• Work to be completed: Render the material again word for word, skipping the pictures in it.

• Collected data:
────────────────────────────────────────

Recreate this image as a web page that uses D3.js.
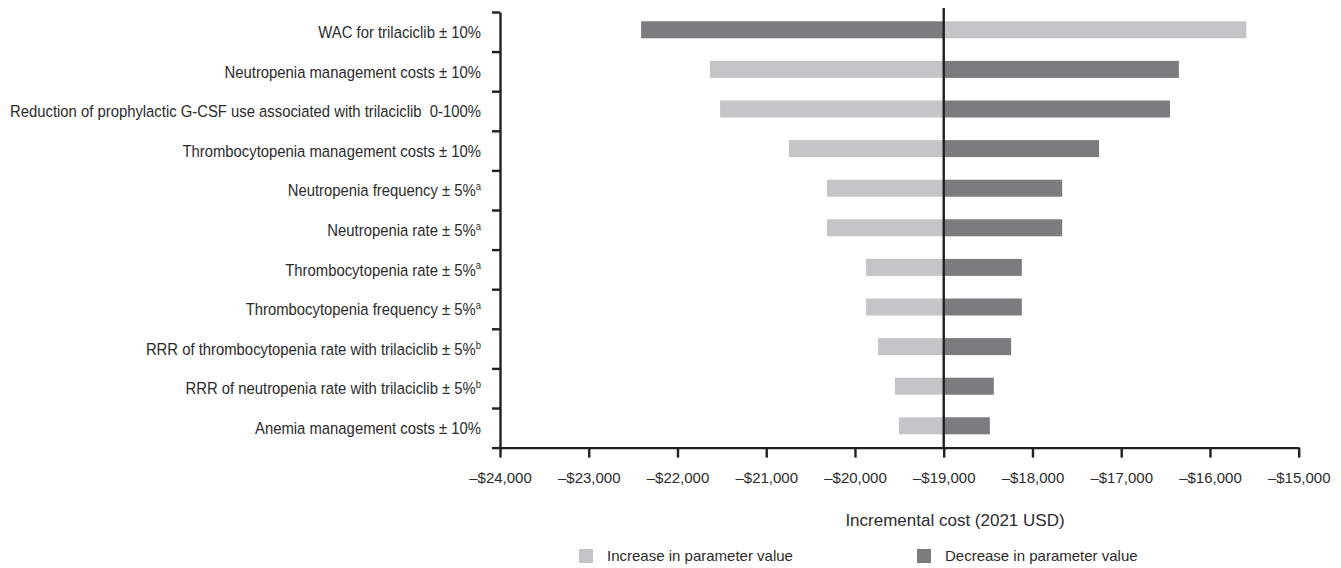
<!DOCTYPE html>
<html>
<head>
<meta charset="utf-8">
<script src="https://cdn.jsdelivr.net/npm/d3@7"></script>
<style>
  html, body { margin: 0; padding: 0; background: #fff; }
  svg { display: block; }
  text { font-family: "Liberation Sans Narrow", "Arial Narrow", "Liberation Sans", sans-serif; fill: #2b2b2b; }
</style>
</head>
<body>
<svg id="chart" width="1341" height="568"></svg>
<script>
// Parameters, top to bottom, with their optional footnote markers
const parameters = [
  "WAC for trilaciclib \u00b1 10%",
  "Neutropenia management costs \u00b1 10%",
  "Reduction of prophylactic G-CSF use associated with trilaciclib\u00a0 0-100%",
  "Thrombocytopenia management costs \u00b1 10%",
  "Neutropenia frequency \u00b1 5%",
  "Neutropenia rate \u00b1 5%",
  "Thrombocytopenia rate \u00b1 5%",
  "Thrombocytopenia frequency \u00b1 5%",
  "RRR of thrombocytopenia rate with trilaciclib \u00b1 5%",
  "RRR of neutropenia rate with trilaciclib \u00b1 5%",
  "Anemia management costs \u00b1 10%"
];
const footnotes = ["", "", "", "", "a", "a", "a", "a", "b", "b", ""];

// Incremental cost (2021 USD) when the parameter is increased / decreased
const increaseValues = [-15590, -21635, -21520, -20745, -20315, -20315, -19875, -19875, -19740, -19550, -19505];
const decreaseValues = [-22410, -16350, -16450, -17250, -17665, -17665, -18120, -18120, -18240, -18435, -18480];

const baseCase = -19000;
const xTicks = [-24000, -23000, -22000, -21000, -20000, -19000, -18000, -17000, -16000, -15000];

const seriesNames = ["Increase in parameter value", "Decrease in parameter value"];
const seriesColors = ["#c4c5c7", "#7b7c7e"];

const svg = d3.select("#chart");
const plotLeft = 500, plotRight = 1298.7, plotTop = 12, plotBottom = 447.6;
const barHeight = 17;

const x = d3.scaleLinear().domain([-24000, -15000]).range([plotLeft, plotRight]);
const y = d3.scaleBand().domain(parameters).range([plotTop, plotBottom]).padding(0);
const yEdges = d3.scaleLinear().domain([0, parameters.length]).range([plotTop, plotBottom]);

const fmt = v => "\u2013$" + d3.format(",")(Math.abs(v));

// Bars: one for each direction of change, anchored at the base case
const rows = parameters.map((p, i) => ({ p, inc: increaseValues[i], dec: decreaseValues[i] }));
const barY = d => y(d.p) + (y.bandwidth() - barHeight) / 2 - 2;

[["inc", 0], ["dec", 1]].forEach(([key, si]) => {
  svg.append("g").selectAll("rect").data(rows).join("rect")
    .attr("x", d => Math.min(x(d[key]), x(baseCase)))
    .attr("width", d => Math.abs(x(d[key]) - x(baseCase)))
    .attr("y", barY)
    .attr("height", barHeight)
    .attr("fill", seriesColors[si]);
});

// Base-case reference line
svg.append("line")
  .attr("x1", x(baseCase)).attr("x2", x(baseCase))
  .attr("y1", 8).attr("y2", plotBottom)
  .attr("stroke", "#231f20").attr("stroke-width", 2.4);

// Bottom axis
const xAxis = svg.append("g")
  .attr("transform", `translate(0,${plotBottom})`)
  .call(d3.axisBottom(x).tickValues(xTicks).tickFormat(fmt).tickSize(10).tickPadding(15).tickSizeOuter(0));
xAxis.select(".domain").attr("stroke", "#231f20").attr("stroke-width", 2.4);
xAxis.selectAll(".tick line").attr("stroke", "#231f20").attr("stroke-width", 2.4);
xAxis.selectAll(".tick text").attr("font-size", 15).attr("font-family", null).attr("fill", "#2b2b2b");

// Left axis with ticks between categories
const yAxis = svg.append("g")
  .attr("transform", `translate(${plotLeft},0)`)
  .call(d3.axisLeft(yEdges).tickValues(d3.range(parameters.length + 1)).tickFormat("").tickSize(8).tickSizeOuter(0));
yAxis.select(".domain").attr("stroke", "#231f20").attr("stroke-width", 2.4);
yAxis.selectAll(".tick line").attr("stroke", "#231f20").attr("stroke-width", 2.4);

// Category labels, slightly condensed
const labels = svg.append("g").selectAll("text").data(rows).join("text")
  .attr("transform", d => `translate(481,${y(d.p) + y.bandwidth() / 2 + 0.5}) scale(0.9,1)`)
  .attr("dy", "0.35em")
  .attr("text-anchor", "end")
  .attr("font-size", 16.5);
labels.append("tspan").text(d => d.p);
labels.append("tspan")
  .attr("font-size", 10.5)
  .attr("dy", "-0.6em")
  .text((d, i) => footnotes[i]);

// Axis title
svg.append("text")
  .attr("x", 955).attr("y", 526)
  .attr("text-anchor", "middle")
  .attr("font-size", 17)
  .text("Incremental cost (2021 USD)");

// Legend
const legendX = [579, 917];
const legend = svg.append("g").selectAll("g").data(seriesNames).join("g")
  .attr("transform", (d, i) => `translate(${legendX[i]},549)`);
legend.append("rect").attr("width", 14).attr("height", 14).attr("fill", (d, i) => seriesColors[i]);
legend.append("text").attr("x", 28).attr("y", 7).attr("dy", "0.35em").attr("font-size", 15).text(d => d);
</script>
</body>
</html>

────────────────────────────────────────

• Written response:
Recreate this image as a web page that uses D3.js.
<!DOCTYPE html>
<html>
<head>
<meta charset="utf-8">
<script src="https://cdn.jsdelivr.net/npm/d3@7"></script>
<style>
  html, body { margin: 0; padding: 0; background: #fff; }
  svg { display: block; }
  text { font-family: "Liberation Sans Narrow", "Arial Narrow", "Liberation Sans", sans-serif; fill: #2b2b2b; }
</style>
</head>
<body>
<svg id="chart" width="1341" height="568"></svg>
<script>
// Parameters, top to bottom, with their optional footnote markers
const parameters = [
  "WAC for trilaciclib \u00b1 10%",
  "Neutropenia management costs \u00b1 10%",
  "Reduction of prophylactic G-CSF use associated with trilaciclib\u00a0 0-100%",
  "Thrombocytopenia management costs \u00b1 10%",
  "Neutropenia frequency \u00b1 5%",
  "Neutropenia rate \u00b1 5%",
  "Thrombocytopenia rate \u00b1 5%",
  "Thrombocytopenia frequency \u00b1 5%",
  "RRR of thrombocytopenia rate with trilaciclib \u00b1 5%",
  "RRR of neutropenia rate with trilaciclib \u00b1 5%",
  "Anemia management costs \u00b1 10%"
];
const footnotes = ["", "", "", "", "a", "a", "a", "a", "b", "b", ""];

// Incremental cost (2021 USD) when the parameter is increased / decreased
const increaseValues = [-15590, -21635, -21520, -20745, -20315, -20315, -19875, -19875, -19740, -19550, -19505];
const decreaseValues = [-22410, -16350, -16450, -17250, -17665, -17665, -18120, -18120, -18240, -18435, -18480];

const baseCase = -19000;
const xTicks = [-24000, -23000, -22000, -21000, -20000, -19000, -18000, -17000, -16000, -15000];

const seriesNames = ["Increase in parameter value", "Decrease in parameter value"];
const seriesColors = ["#c4c5c7", "#7b7c7e"];

const svg = d3.select("#chart");
const plotLeft = 500, plotRight = 1298.7, plotTop = 12, plotBottom = 447.6;
const barHeight = 17;

const x = d3.scaleLinear().domain([-24000, -15000]).range([plotLeft, plotRight]);
const y = d3.scaleBand().domain(parameters).range([plotTop, plotBottom]).padding(0);
const yEdges = d3.scaleLinear().domain([0, parameters.length]).range([plotTop, plotBottom]);

const fmt = v => "\u2013$" + d3.format(",")(Math.abs(v));

// Bars: one for each direction of change, anchored at the base case
const rows = parameters.map((p, i) => ({ p, inc: increaseValues[i], dec: decreaseValues[i] }));
const barY = d => y(d.p) + (y.bandwidth() - barHeight) / 2 - 2;

[["inc", 0], ["dec", 1]].forEach(([key, si]) => {
  svg.append("g").selectAll("rect").data(rows).join("rect")
    .attr("x", d => Math.min(x(d[key]), x(baseCase)))
    .attr("width", d => Math.abs(x(d[key]) - x(baseCase)))
    .attr("y", barY)
    .attr("height", barHeight)
    .attr("fill", seriesColors[si]);
});

// Base-case reference line
svg.append("line")
  .attr("x1", x(baseCase)).attr("x2", x(baseCase))
  .attr("y1", 8).attr("y2", plotBottom)
  .attr("stroke", "#231f20").attr("stroke-width", 2.4);

// Bottom axis
const xAxis = svg.append("g")
  .attr("transform", `translate(0,${plotBottom})`)
  .call(d3.axisBottom(x).tickValues(xTicks).tickFormat(fmt).tickSize(10).tickPadding(15).tickSizeOuter(0));
xAxis.select(".domain").attr("stroke", "#231f20").attr("stroke-width", 2.4);
xAxis.selectAll(".tick line").attr("stroke", "#231f20").attr("stroke-width", 2.4);
xAxis.selectAll(".tick text").attr("font-size", 15).attr("font-family", null).attr("fill", "#2b2b2b");

// Left axis with ticks between categories
const yAxis = svg.append("g")
  .attr("transform", `translate(${plotLeft},0)`)
  .call(d3.axisLeft(yEdges).tickValues(d3.range(parameters.length + 1)).tickFormat("").tickSize(8).tickSizeOuter(0));
yAxis.select(".domain").attr("stroke", "#231f20").attr("stroke-width", 2.4);
yAxis.selectAll(".tick line").attr("stroke", "#231f20").attr("stroke-width", 2.4);

// Category labels, slightly condensed
const labels = svg.append("g").selectAll("text").data(rows).join("text")
  .attr("transform", d => `translate(481,${y(d.p) + y.bandwidth() / 2 + 0.5}) scale(0.9,1)`)
  .attr("dy", "0.35em")
  .attr("text-anchor", "end")
  .attr("font-size", 16.5);
labels.append("tspan").text(d => d.p);
labels.append("tspan")
  .attr("font-size", 10.5)
  .attr("dy", "-0.6em")
  .text((d, i) => footnotes[i]);

// Axis title
svg.append("text")
  .attr("x", 955).attr("y", 526)
  .attr("text-anchor", "middle")
  .attr("font-size", 17)
  .text("Incremental cost (2021 USD)");

// Legend
const legendX = [579, 917];
const legend = svg.append("g").selectAll("g").data(seriesNames).join("g")
  .attr("transform", (d, i) => `translate(${legendX[i]},549)`);
legend.append("rect").attr("width", 14).attr("height", 14).attr("fill", (d, i) => seriesColors[i]);
legend.append("text").attr("x", 28).attr("y", 7).attr("dy", "0.35em").attr("font-size", 15).text(d => d);
</script>
</body>
</html>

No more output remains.